■ Stated problem ■
Your task is to output the listing word for word, with pictures excluded.

■ Extracted entries ■

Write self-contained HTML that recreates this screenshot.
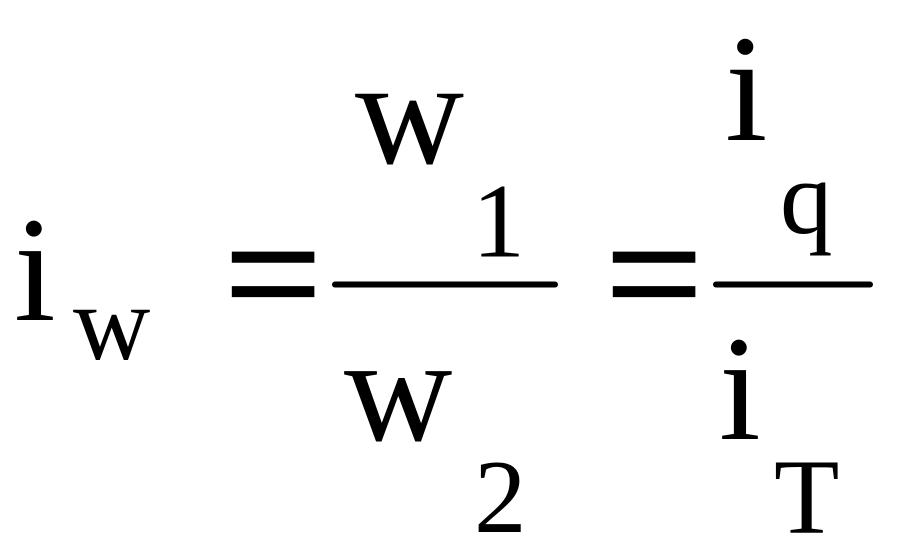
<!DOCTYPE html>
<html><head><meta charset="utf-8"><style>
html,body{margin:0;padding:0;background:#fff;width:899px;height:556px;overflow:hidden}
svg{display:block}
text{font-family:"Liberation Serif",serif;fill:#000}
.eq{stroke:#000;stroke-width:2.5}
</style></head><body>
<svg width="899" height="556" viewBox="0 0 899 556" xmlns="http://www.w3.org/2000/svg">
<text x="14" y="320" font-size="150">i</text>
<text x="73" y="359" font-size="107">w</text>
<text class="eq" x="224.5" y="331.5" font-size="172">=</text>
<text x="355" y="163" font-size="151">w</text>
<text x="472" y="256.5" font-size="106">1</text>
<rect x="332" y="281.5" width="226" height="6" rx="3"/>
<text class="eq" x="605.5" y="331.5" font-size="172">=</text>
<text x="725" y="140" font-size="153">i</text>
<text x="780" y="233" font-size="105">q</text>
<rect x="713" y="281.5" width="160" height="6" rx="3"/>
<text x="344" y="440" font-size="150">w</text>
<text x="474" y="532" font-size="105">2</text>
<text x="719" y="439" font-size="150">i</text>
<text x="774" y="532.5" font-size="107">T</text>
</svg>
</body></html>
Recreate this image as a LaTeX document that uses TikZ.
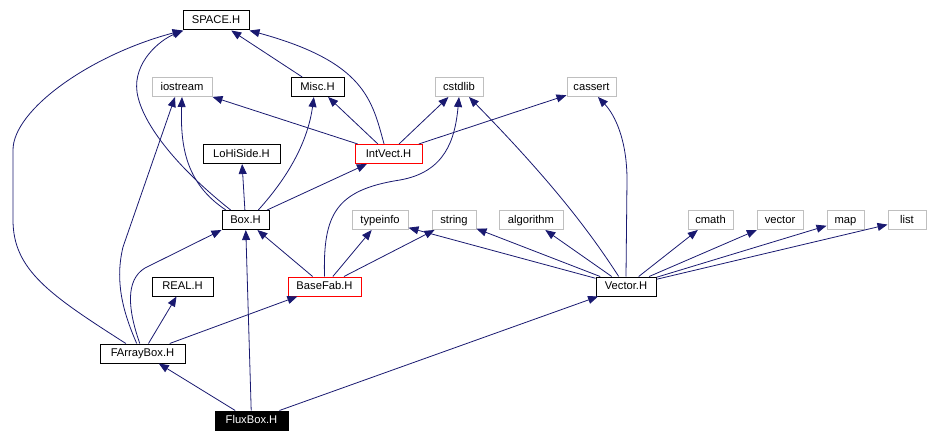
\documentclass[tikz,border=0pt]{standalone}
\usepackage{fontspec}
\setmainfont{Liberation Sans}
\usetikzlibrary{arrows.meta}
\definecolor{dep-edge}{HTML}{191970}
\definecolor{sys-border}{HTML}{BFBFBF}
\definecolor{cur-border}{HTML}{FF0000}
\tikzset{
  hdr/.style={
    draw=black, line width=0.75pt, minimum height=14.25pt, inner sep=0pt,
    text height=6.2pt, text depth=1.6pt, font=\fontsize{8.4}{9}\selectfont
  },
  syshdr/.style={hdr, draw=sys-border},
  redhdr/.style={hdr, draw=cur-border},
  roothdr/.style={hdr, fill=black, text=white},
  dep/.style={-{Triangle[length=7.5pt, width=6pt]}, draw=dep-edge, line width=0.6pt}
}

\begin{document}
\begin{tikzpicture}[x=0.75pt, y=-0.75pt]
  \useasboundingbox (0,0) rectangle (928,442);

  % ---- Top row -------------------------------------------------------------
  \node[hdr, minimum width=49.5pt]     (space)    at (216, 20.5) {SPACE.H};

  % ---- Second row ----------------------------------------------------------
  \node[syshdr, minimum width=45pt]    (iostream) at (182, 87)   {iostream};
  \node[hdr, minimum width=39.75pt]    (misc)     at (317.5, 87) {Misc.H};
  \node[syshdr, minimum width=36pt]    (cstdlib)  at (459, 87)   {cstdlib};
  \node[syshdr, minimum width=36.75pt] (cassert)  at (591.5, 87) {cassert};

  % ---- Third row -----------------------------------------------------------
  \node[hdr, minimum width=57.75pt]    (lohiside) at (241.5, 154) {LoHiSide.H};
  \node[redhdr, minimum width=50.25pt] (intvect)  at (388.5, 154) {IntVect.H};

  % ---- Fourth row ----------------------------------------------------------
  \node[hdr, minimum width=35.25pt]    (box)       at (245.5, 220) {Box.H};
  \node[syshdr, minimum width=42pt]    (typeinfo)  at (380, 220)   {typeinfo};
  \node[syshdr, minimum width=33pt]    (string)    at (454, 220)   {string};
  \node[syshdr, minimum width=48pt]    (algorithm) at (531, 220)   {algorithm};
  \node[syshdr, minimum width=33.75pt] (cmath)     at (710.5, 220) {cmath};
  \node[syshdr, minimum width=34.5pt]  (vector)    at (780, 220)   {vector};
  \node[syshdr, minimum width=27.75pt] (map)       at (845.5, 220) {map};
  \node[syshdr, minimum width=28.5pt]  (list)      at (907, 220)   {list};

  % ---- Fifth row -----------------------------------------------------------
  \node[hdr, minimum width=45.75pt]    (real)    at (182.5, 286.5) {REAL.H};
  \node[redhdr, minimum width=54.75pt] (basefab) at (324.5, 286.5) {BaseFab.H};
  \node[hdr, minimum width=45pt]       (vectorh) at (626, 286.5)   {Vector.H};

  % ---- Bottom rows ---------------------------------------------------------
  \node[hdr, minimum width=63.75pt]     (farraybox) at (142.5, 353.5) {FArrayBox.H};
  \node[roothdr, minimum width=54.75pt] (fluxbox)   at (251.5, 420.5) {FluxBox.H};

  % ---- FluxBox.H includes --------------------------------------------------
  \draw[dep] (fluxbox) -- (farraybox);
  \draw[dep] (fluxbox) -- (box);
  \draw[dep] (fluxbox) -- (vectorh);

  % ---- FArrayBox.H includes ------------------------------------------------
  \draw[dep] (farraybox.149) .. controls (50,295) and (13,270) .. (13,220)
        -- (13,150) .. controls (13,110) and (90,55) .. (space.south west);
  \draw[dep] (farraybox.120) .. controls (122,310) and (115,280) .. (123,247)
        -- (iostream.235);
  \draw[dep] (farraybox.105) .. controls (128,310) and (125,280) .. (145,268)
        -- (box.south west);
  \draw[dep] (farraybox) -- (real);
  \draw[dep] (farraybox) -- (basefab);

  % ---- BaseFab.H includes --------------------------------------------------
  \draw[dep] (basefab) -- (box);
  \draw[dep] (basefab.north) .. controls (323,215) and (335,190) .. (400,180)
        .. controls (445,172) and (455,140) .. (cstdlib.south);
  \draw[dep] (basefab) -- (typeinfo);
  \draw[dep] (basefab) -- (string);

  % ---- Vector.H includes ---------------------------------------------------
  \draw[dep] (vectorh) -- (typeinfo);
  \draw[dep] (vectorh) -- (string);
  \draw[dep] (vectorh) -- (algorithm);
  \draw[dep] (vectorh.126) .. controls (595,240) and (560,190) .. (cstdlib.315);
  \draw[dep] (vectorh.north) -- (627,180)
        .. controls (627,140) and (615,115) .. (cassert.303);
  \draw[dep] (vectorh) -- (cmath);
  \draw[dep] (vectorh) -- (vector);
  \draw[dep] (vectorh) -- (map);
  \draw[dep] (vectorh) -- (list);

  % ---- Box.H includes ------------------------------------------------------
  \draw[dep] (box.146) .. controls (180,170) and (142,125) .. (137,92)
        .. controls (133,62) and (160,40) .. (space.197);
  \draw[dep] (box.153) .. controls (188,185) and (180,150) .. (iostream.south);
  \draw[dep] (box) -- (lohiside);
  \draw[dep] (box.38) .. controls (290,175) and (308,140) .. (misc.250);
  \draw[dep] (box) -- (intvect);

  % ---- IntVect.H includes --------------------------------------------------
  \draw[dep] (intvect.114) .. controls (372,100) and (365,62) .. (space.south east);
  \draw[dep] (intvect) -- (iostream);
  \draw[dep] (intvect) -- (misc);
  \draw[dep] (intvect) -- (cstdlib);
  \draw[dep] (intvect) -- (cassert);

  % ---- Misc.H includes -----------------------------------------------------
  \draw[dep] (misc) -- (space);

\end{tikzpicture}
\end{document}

■ Answer ■
Write self-contained HTML that recreates this screenshot.
<!DOCTYPE html>
<html><head><meta charset="utf-8"><style>
html,body{margin:0;padding:0;background:#fff;width:899px;height:556px;overflow:hidden}
svg{display:block}
text{font-family:"Liberation Serif",serif;fill:#000}
.eq{stroke:#000;stroke-width:2.5}
</style></head><body>
<svg width="899" height="556" viewBox="0 0 899 556" xmlns="http://www.w3.org/2000/svg">
<text x="14" y="320" font-size="150">i</text>
<text x="73" y="359" font-size="107">w</text>
<text class="eq" x="224.5" y="331.5" font-size="172">=</text>
<text x="355" y="163" font-size="151">w</text>
<text x="472" y="256.5" font-size="106">1</text>
<rect x="332" y="281.5" width="226" height="6" rx="3"/>
<text class="eq" x="605.5" y="331.5" font-size="172">=</text>
<text x="725" y="140" font-size="153">i</text>
<text x="780" y="233" font-size="105">q</text>
<rect x="713" y="281.5" width="160" height="6" rx="3"/>
<text x="344" y="440" font-size="150">w</text>
<text x="474" y="532" font-size="105">2</text>
<text x="719" y="439" font-size="150">i</text>
<text x="774" y="532.5" font-size="107">T</text>
</svg>
</body></html>
Recreate this image as a LaTeX document that uses TikZ.
\documentclass[tikz,border=0pt]{standalone}
\usepackage{fontspec}
\setmainfont{Liberation Sans}
\usetikzlibrary{arrows.meta}
\definecolor{dep-edge}{HTML}{191970}
\definecolor{sys-border}{HTML}{BFBFBF}
\definecolor{cur-border}{HTML}{FF0000}
\tikzset{
  hdr/.style={
    draw=black, line width=0.75pt, minimum height=14.25pt, inner sep=0pt,
    text height=6.2pt, text depth=1.6pt, font=\fontsize{8.4}{9}\selectfont
  },
  syshdr/.style={hdr, draw=sys-border},
  redhdr/.style={hdr, draw=cur-border},
  roothdr/.style={hdr, fill=black, text=white},
  dep/.style={-{Triangle[length=7.5pt, width=6pt]}, draw=dep-edge, line width=0.6pt}
}

\begin{document}
\begin{tikzpicture}[x=0.75pt, y=-0.75pt]
  \useasboundingbox (0,0) rectangle (928,442);

  % ---- Top row -------------------------------------------------------------
  \node[hdr, minimum width=49.5pt]     (space)    at (216, 20.5) {SPACE.H};

  % ---- Second row ----------------------------------------------------------
  \node[syshdr, minimum width=45pt]    (iostream) at (182, 87)   {iostream};
  \node[hdr, minimum width=39.75pt]    (misc)     at (317.5, 87) {Misc.H};
  \node[syshdr, minimum width=36pt]    (cstdlib)  at (459, 87)   {cstdlib};
  \node[syshdr, minimum width=36.75pt] (cassert)  at (591.5, 87) {cassert};

  % ---- Third row -----------------------------------------------------------
  \node[hdr, minimum width=57.75pt]    (lohiside) at (241.5, 154) {LoHiSide.H};
  \node[redhdr, minimum width=50.25pt] (intvect)  at (388.5, 154) {IntVect.H};

  % ---- Fourth row ----------------------------------------------------------
  \node[hdr, minimum width=35.25pt]    (box)       at (245.5, 220) {Box.H};
  \node[syshdr, minimum width=42pt]    (typeinfo)  at (380, 220)   {typeinfo};
  \node[syshdr, minimum width=33pt]    (string)    at (454, 220)   {string};
  \node[syshdr, minimum width=48pt]    (algorithm) at (531, 220)   {algorithm};
  \node[syshdr, minimum width=33.75pt] (cmath)     at (710.5, 220) {cmath};
  \node[syshdr, minimum width=34.5pt]  (vector)    at (780, 220)   {vector};
  \node[syshdr, minimum width=27.75pt] (map)       at (845.5, 220) {map};
  \node[syshdr, minimum width=28.5pt]  (list)      at (907, 220)   {list};

  % ---- Fifth row -----------------------------------------------------------
  \node[hdr, minimum width=45.75pt]    (real)    at (182.5, 286.5) {REAL.H};
  \node[redhdr, minimum width=54.75pt] (basefab) at (324.5, 286.5) {BaseFab.H};
  \node[hdr, minimum width=45pt]       (vectorh) at (626, 286.5)   {Vector.H};

  % ---- Bottom rows ---------------------------------------------------------
  \node[hdr, minimum width=63.75pt]     (farraybox) at (142.5, 353.5) {FArrayBox.H};
  \node[roothdr, minimum width=54.75pt] (fluxbox)   at (251.5, 420.5) {FluxBox.H};

  % ---- FluxBox.H includes --------------------------------------------------
  \draw[dep] (fluxbox) -- (farraybox);
  \draw[dep] (fluxbox) -- (box);
  \draw[dep] (fluxbox) -- (vectorh);

  % ---- FArrayBox.H includes ------------------------------------------------
  \draw[dep] (farraybox.149) .. controls (50,295) and (13,270) .. (13,220)
        -- (13,150) .. controls (13,110) and (90,55) .. (space.south west);
  \draw[dep] (farraybox.120) .. controls (122,310) and (115,280) .. (123,247)
        -- (iostream.235);
  \draw[dep] (farraybox.105) .. controls (128,310) and (125,280) .. (145,268)
        -- (box.south west);
  \draw[dep] (farraybox) -- (real);
  \draw[dep] (farraybox) -- (basefab);

  % ---- BaseFab.H includes --------------------------------------------------
  \draw[dep] (basefab) -- (box);
  \draw[dep] (basefab.north) .. controls (323,215) and (335,190) .. (400,180)
        .. controls (445,172) and (455,140) .. (cstdlib.south);
  \draw[dep] (basefab) -- (typeinfo);
  \draw[dep] (basefab) -- (string);

  % ---- Vector.H includes ---------------------------------------------------
  \draw[dep] (vectorh) -- (typeinfo);
  \draw[dep] (vectorh) -- (string);
  \draw[dep] (vectorh) -- (algorithm);
  \draw[dep] (vectorh.126) .. controls (595,240) and (560,190) .. (cstdlib.315);
  \draw[dep] (vectorh.north) -- (627,180)
        .. controls (627,140) and (615,115) .. (cassert.303);
  \draw[dep] (vectorh) -- (cmath);
  \draw[dep] (vectorh) -- (vector);
  \draw[dep] (vectorh) -- (map);
  \draw[dep] (vectorh) -- (list);

  % ---- Box.H includes ------------------------------------------------------
  \draw[dep] (box.146) .. controls (180,170) and (142,125) .. (137,92)
        .. controls (133,62) and (160,40) .. (space.197);
  \draw[dep] (box.153) .. controls (188,185) and (180,150) .. (iostream.south);
  \draw[dep] (box) -- (lohiside);
  \draw[dep] (box.38) .. controls (290,175) and (308,140) .. (misc.250);
  \draw[dep] (box) -- (intvect);

  % ---- IntVect.H includes --------------------------------------------------
  \draw[dep] (intvect.114) .. controls (372,100) and (365,62) .. (space.south east);
  \draw[dep] (intvect) -- (iostream);
  \draw[dep] (intvect) -- (misc);
  \draw[dep] (intvect) -- (cstdlib);
  \draw[dep] (intvect) -- (cassert);

  % ---- Misc.H includes -----------------------------------------------------
  \draw[dep] (misc) -- (space);

\end{tikzpicture}
\end{document}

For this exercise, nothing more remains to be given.